# Required work
Output the material word for word. Leave each picture out.

— begin Source material —

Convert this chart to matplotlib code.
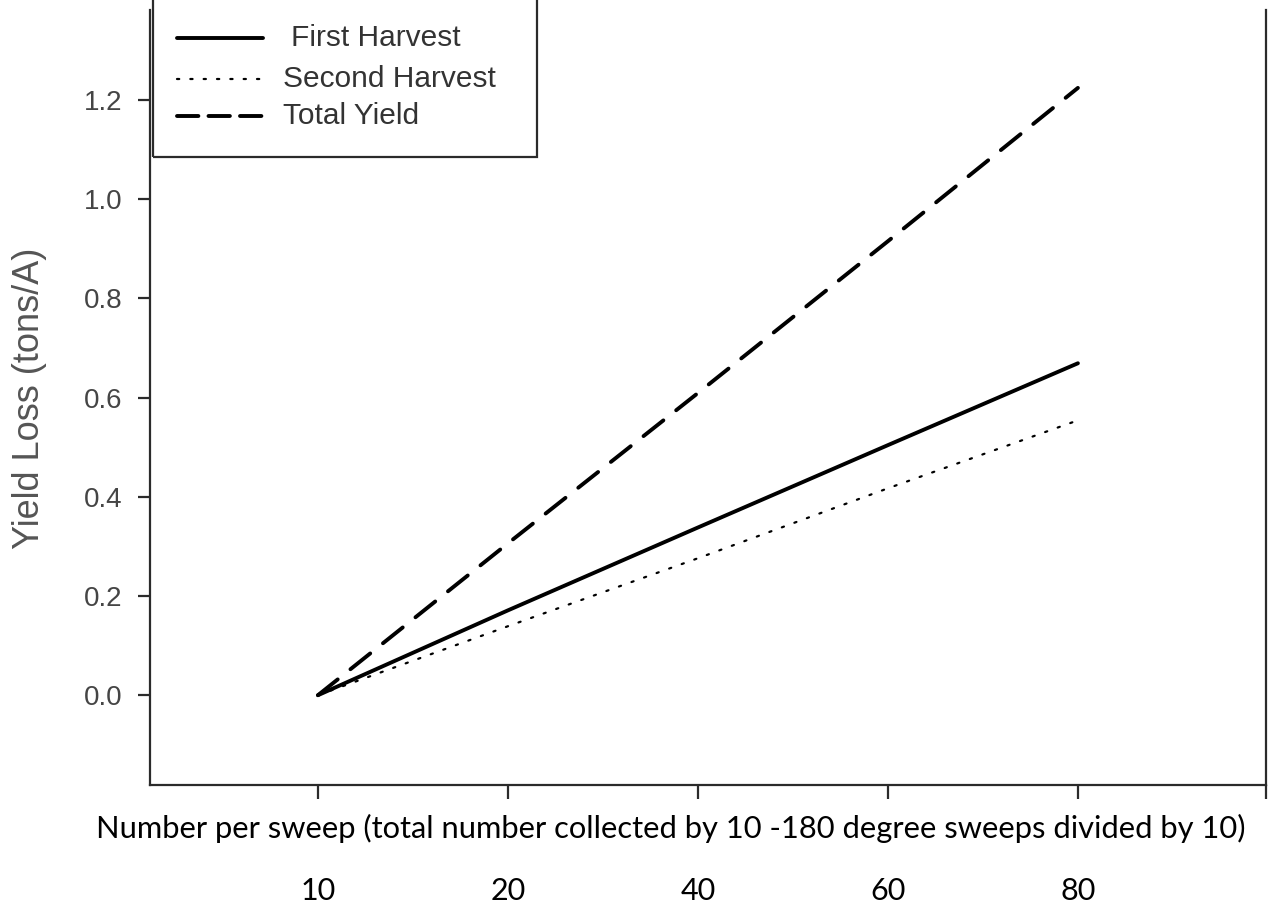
import matplotlib
matplotlib.use("Agg")
import matplotlib.pyplot as plt
from matplotlib.lines import Line2D
from matplotlib.patches import Rectangle

# Sweep-count categories on the x axis
sweep_labels = ["10", "20", "40", "60", "80"]
sweep_pos = [0, 1, 2, 3, 4]

# Yield loss (tons/A) by harvest
first_harvest = [0.0, 0.171, 0.338, 0.504, 0.669]
second_harvest = [0.0, 0.139, 0.276, 0.417, 0.554]
total_yield = [0.0, 0.306, 0.609, 0.915, 1.224]

y_ticks = [0.0, 0.2, 0.4, 0.6, 0.8, 1.0, 1.2]

W, H = 1268, 909
fig = plt.figure(figsize=(W / 100, H / 100), dpi=100)
fig.patch.set_facecolor("white")

# axes frame in pixels: left 150, right 1266, bottom 785, top 10
L, R, B, T = 150, 1266, 785, 10
ax = fig.add_axes([L / W, (H - B) / H, (R - L) / W, (B - T) / H])

spine_col = "#2b2b2b"
tick_col = "#454545"
arial = ["Liberation Sans", "DejaVu Sans"]
calibri_like = ["Lato", "DejaVu Sans"]

solid_style = dict(lw=2.8, linestyle="-")
dotted_style = dict(lw=1.6, linestyle=(0, (1, 5.0)))
dashed_style = dict(lw=2.8, linestyle=(0, (6.5, 4.2)))
dashed_key_style = dict(lw=2.8, linestyle=(0, (5.5, 2.6)))

ax.plot(sweep_pos, first_harvest, color="black", solid_capstyle="round", **solid_style)
ax.plot(sweep_pos, second_harvest, color="black", dash_capstyle="round", **dotted_style)
ax.plot(sweep_pos, total_yield, color="black", dash_capstyle="round", **dashed_style)

ax.set_xlim(-0.884, 4.99)
ax.set_ylim(-0.181, 1.381)

for side in ["left", "bottom", "right"]:
    ax.spines[side].set_color(spine_col)
    ax.spines[side].set_linewidth(1.6)
ax.spines["top"].set_visible(False)

ax.set_yticks(y_ticks)
ax.set_yticklabels([f"{v:.1f}" for v in y_ticks], fontfamily=arial,
                   fontsize=20, color=tick_col)
ax.tick_params(axis="y", direction="out", length=9, width=1.6,
               color=spine_col, pad=11)

ax.set_xticks(sweep_pos + [4.99])
ax.set_xticklabels(sweep_labels + [""], fontfamily=calibri_like,
                   fontsize=22, color="black")
ax.tick_params(axis="x", direction="out", length=10, width=1.6,
               color=spine_col, pad=56)

ax.set_xlabel("Number per sweep (total number collected by 10 -180 degree sweeps divided by 10)",
              fontfamily=calibri_like, fontsize=22.2, color="black")
ax.xaxis.set_label_coords((671 - L) / (R - L), -(828 - B) / (B - T))
ax.xaxis.label.set_va("center")

ax.set_ylabel("Yield Loss (tons/A)", fontfamily=arial, fontsize=26, color="#555555")
ax.yaxis.set_label_coords(-(L - 30) / (R - L), (B - 398) / (B - T))
ax.yaxis.label.set_va("center")

# legend box drawn in figure pixels
def fx(px):
    return px / W

def fy(py):
    return (H - py) / H

fig.patches.append(Rectangle((fx(153), fy(157)), fx(537) - fx(153), fy(-60) - fy(157),
                             transform=fig.transFigure, fill=False,
                             edgecolor=spine_col, lw=1.6, zorder=5))
leg_items = [
    ("First Harvest", solid_style, 38, 291, 263),
    ("Second Harvest", dotted_style, 79, 283, 263),
    ("Total Yield", dashed_key_style, 116, 283, 262),
]
for text, style, py, tx, x_end in leg_items:
    fig.lines.append(Line2D([fx(177), fx(x_end)], [fy(py), fy(py)], color="black",
                            transform=fig.transFigure, dash_capstyle="round",
                            solid_capstyle="round", **style))
    fig.text(fx(tx), fy(py), text, fontfamily=arial, fontsize=21.5,
             color="#333333", va="center", ha="left")

fig.savefig("out.png", dpi=100, facecolor="white")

— end Source material —

# Output for this exercise
Convert this chart to matplotlib code.
import matplotlib
matplotlib.use("Agg")
import matplotlib.pyplot as plt
from matplotlib.lines import Line2D
from matplotlib.patches import Rectangle

# Sweep-count categories on the x axis
sweep_labels = ["10", "20", "40", "60", "80"]
sweep_pos = [0, 1, 2, 3, 4]

# Yield loss (tons/A) by harvest
first_harvest = [0.0, 0.171, 0.338, 0.504, 0.669]
second_harvest = [0.0, 0.139, 0.276, 0.417, 0.554]
total_yield = [0.0, 0.306, 0.609, 0.915, 1.224]

y_ticks = [0.0, 0.2, 0.4, 0.6, 0.8, 1.0, 1.2]

W, H = 1268, 909
fig = plt.figure(figsize=(W / 100, H / 100), dpi=100)
fig.patch.set_facecolor("white")

# axes frame in pixels: left 150, right 1266, bottom 785, top 10
L, R, B, T = 150, 1266, 785, 10
ax = fig.add_axes([L / W, (H - B) / H, (R - L) / W, (B - T) / H])

spine_col = "#2b2b2b"
tick_col = "#454545"
arial = ["Liberation Sans", "DejaVu Sans"]
calibri_like = ["Lato", "DejaVu Sans"]

solid_style = dict(lw=2.8, linestyle="-")
dotted_style = dict(lw=1.6, linestyle=(0, (1, 5.0)))
dashed_style = dict(lw=2.8, linestyle=(0, (6.5, 4.2)))
dashed_key_style = dict(lw=2.8, linestyle=(0, (5.5, 2.6)))

ax.plot(sweep_pos, first_harvest, color="black", solid_capstyle="round", **solid_style)
ax.plot(sweep_pos, second_harvest, color="black", dash_capstyle="round", **dotted_style)
ax.plot(sweep_pos, total_yield, color="black", dash_capstyle="round", **dashed_style)

ax.set_xlim(-0.884, 4.99)
ax.set_ylim(-0.181, 1.381)

for side in ["left", "bottom", "right"]:
    ax.spines[side].set_color(spine_col)
    ax.spines[side].set_linewidth(1.6)
ax.spines["top"].set_visible(False)

ax.set_yticks(y_ticks)
ax.set_yticklabels([f"{v:.1f}" for v in y_ticks], fontfamily=arial,
                   fontsize=20, color=tick_col)
ax.tick_params(axis="y", direction="out", length=9, width=1.6,
               color=spine_col, pad=11)

ax.set_xticks(sweep_pos + [4.99])
ax.set_xticklabels(sweep_labels + [""], fontfamily=calibri_like,
                   fontsize=22, color="black")
ax.tick_params(axis="x", direction="out", length=10, width=1.6,
               color=spine_col, pad=56)

ax.set_xlabel("Number per sweep (total number collected by 10 -180 degree sweeps divided by 10)",
              fontfamily=calibri_like, fontsize=22.2, color="black")
ax.xaxis.set_label_coords((671 - L) / (R - L), -(828 - B) / (B - T))
ax.xaxis.label.set_va("center")

ax.set_ylabel("Yield Loss (tons/A)", fontfamily=arial, fontsize=26, color="#555555")
ax.yaxis.set_label_coords(-(L - 30) / (R - L), (B - 398) / (B - T))
ax.yaxis.label.set_va("center")

# legend box drawn in figure pixels
def fx(px):
    return px / W

def fy(py):
    return (H - py) / H

fig.patches.append(Rectangle((fx(153), fy(157)), fx(537) - fx(153), fy(-60) - fy(157),
                             transform=fig.transFigure, fill=False,
                             edgecolor=spine_col, lw=1.6, zorder=5))
leg_items = [
    ("First Harvest", solid_style, 38, 291, 263),
    ("Second Harvest", dotted_style, 79, 283, 263),
    ("Total Yield", dashed_key_style, 116, 283, 262),
]
for text, style, py, tx, x_end in leg_items:
    fig.lines.append(Line2D([fx(177), fx(x_end)], [fy(py), fy(py)], color="black",
                            transform=fig.transFigure, dash_capstyle="round",
                            solid_capstyle="round", **style))
    fig.text(fx(tx), fy(py), text, fontfamily=arial, fontsize=21.5,
             color="#333333", va="center", ha="left")

fig.savefig("out.png", dpi=100, facecolor="white")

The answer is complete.